→ **Available data**

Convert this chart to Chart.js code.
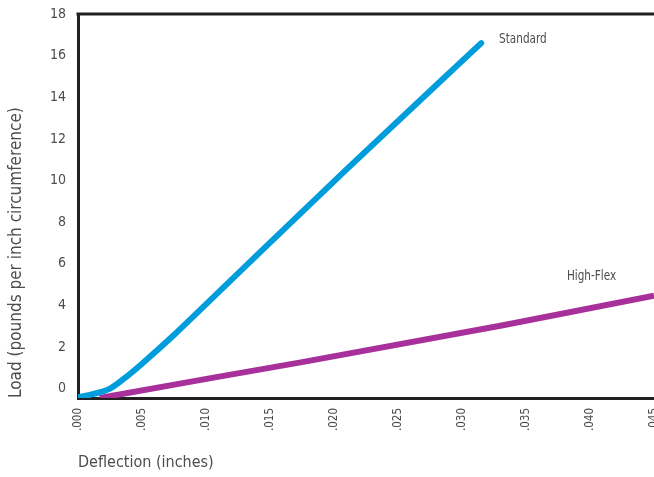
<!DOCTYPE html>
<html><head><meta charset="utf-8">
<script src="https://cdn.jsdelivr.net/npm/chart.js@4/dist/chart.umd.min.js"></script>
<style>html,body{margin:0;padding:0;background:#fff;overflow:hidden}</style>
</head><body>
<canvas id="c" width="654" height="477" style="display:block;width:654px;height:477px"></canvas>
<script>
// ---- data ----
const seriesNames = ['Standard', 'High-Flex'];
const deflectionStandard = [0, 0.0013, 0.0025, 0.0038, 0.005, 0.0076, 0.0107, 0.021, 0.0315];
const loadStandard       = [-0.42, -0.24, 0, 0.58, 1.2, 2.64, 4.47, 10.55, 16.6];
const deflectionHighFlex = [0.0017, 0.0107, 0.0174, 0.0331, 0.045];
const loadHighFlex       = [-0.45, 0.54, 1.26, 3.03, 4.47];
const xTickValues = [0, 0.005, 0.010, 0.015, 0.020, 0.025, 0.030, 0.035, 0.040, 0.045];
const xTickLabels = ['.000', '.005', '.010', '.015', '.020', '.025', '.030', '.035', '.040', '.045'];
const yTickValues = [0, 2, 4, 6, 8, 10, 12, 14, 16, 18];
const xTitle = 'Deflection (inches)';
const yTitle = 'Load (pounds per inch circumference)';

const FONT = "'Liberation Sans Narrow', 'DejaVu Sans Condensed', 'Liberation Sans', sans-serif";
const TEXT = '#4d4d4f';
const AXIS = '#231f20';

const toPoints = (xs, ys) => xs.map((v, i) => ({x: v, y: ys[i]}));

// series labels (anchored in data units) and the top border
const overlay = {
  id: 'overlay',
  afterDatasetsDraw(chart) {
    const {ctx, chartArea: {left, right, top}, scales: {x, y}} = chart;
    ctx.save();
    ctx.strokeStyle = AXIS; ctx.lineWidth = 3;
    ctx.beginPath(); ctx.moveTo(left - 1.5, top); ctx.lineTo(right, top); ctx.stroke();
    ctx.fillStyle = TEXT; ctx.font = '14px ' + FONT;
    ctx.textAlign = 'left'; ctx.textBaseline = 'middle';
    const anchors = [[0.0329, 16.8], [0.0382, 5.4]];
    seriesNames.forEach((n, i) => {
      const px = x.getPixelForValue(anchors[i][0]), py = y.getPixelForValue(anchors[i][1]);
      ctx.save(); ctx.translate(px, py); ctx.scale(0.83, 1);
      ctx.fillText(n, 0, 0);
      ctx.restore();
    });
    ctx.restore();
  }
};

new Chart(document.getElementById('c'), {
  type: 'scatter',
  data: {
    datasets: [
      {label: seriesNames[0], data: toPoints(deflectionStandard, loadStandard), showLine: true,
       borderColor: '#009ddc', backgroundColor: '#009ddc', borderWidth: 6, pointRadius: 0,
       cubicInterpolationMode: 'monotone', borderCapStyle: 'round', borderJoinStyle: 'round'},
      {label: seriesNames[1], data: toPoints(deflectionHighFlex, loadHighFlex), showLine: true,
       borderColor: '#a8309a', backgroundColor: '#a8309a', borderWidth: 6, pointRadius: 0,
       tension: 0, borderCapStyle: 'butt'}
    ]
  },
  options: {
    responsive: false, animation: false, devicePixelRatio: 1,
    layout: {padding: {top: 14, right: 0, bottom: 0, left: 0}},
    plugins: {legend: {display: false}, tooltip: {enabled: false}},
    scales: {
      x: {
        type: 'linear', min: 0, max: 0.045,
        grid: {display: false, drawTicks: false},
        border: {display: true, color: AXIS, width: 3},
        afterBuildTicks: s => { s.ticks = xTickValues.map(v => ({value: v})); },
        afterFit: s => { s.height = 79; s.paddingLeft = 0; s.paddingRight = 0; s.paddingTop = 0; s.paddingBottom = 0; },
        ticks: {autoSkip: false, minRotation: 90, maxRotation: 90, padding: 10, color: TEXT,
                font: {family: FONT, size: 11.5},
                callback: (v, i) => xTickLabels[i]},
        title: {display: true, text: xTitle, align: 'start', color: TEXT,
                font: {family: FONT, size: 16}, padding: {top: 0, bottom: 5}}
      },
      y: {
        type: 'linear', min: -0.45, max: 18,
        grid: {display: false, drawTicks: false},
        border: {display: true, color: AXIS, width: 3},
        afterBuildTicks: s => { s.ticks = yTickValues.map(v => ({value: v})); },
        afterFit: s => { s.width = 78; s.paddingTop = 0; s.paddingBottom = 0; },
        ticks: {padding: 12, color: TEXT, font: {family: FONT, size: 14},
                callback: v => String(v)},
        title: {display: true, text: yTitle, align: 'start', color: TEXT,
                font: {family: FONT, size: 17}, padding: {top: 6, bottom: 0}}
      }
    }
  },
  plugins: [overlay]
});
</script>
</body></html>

→ **Problem requirements**
Reproduce each line exactly as it appears, omitting the pictures.

→ **Reply**
Convert this chart to Chart.js code.
<!DOCTYPE html>
<html><head><meta charset="utf-8">
<script src="https://cdn.jsdelivr.net/npm/chart.js@4/dist/chart.umd.min.js"></script>
<style>html,body{margin:0;padding:0;background:#fff;overflow:hidden}</style>
</head><body>
<canvas id="c" width="654" height="477" style="display:block;width:654px;height:477px"></canvas>
<script>
// ---- data ----
const seriesNames = ['Standard', 'High-Flex'];
const deflectionStandard = [0, 0.0013, 0.0025, 0.0038, 0.005, 0.0076, 0.0107, 0.021, 0.0315];
const loadStandard       = [-0.42, -0.24, 0, 0.58, 1.2, 2.64, 4.47, 10.55, 16.6];
const deflectionHighFlex = [0.0017, 0.0107, 0.0174, 0.0331, 0.045];
const loadHighFlex       = [-0.45, 0.54, 1.26, 3.03, 4.47];
const xTickValues = [0, 0.005, 0.010, 0.015, 0.020, 0.025, 0.030, 0.035, 0.040, 0.045];
const xTickLabels = ['.000', '.005', '.010', '.015', '.020', '.025', '.030', '.035', '.040', '.045'];
const yTickValues = [0, 2, 4, 6, 8, 10, 12, 14, 16, 18];
const xTitle = 'Deflection (inches)';
const yTitle = 'Load (pounds per inch circumference)';

const FONT = "'Liberation Sans Narrow', 'DejaVu Sans Condensed', 'Liberation Sans', sans-serif";
const TEXT = '#4d4d4f';
const AXIS = '#231f20';

const toPoints = (xs, ys) => xs.map((v, i) => ({x: v, y: ys[i]}));

// series labels (anchored in data units) and the top border
const overlay = {
  id: 'overlay',
  afterDatasetsDraw(chart) {
    const {ctx, chartArea: {left, right, top}, scales: {x, y}} = chart;
    ctx.save();
    ctx.strokeStyle = AXIS; ctx.lineWidth = 3;
    ctx.beginPath(); ctx.moveTo(left - 1.5, top); ctx.lineTo(right, top); ctx.stroke();
    ctx.fillStyle = TEXT; ctx.font = '14px ' + FONT;
    ctx.textAlign = 'left'; ctx.textBaseline = 'middle';
    const anchors = [[0.0329, 16.8], [0.0382, 5.4]];
    seriesNames.forEach((n, i) => {
      const px = x.getPixelForValue(anchors[i][0]), py = y.getPixelForValue(anchors[i][1]);
      ctx.save(); ctx.translate(px, py); ctx.scale(0.83, 1);
      ctx.fillText(n, 0, 0);
      ctx.restore();
    });
    ctx.restore();
  }
};

new Chart(document.getElementById('c'), {
  type: 'scatter',
  data: {
    datasets: [
      {label: seriesNames[0], data: toPoints(deflectionStandard, loadStandard), showLine: true,
       borderColor: '#009ddc', backgroundColor: '#009ddc', borderWidth: 6, pointRadius: 0,
       cubicInterpolationMode: 'monotone', borderCapStyle: 'round', borderJoinStyle: 'round'},
      {label: seriesNames[1], data: toPoints(deflectionHighFlex, loadHighFlex), showLine: true,
       borderColor: '#a8309a', backgroundColor: '#a8309a', borderWidth: 6, pointRadius: 0,
       tension: 0, borderCapStyle: 'butt'}
    ]
  },
  options: {
    responsive: false, animation: false, devicePixelRatio: 1,
    layout: {padding: {top: 14, right: 0, bottom: 0, left: 0}},
    plugins: {legend: {display: false}, tooltip: {enabled: false}},
    scales: {
      x: {
        type: 'linear', min: 0, max: 0.045,
        grid: {display: false, drawTicks: false},
        border: {display: true, color: AXIS, width: 3},
        afterBuildTicks: s => { s.ticks = xTickValues.map(v => ({value: v})); },
        afterFit: s => { s.height = 79; s.paddingLeft = 0; s.paddingRight = 0; s.paddingTop = 0; s.paddingBottom = 0; },
        ticks: {autoSkip: false, minRotation: 90, maxRotation: 90, padding: 10, color: TEXT,
                font: {family: FONT, size: 11.5},
                callback: (v, i) => xTickLabels[i]},
        title: {display: true, text: xTitle, align: 'start', color: TEXT,
                font: {family: FONT, size: 16}, padding: {top: 0, bottom: 5}}
      },
      y: {
        type: 'linear', min: -0.45, max: 18,
        grid: {display: false, drawTicks: false},
        border: {display: true, color: AXIS, width: 3},
        afterBuildTicks: s => { s.ticks = yTickValues.map(v => ({value: v})); },
        afterFit: s => { s.width = 78; s.paddingTop = 0; s.paddingBottom = 0; },
        ticks: {padding: 12, color: TEXT, font: {family: FONT, size: 14},
                callback: v => String(v)},
        title: {display: true, text: yTitle, align: 'start', color: TEXT,
                font: {family: FONT, size: 17}, padding: {top: 6, bottom: 0}}
      }
    }
  },
  plugins: [overlay]
});
</script>
</body></html>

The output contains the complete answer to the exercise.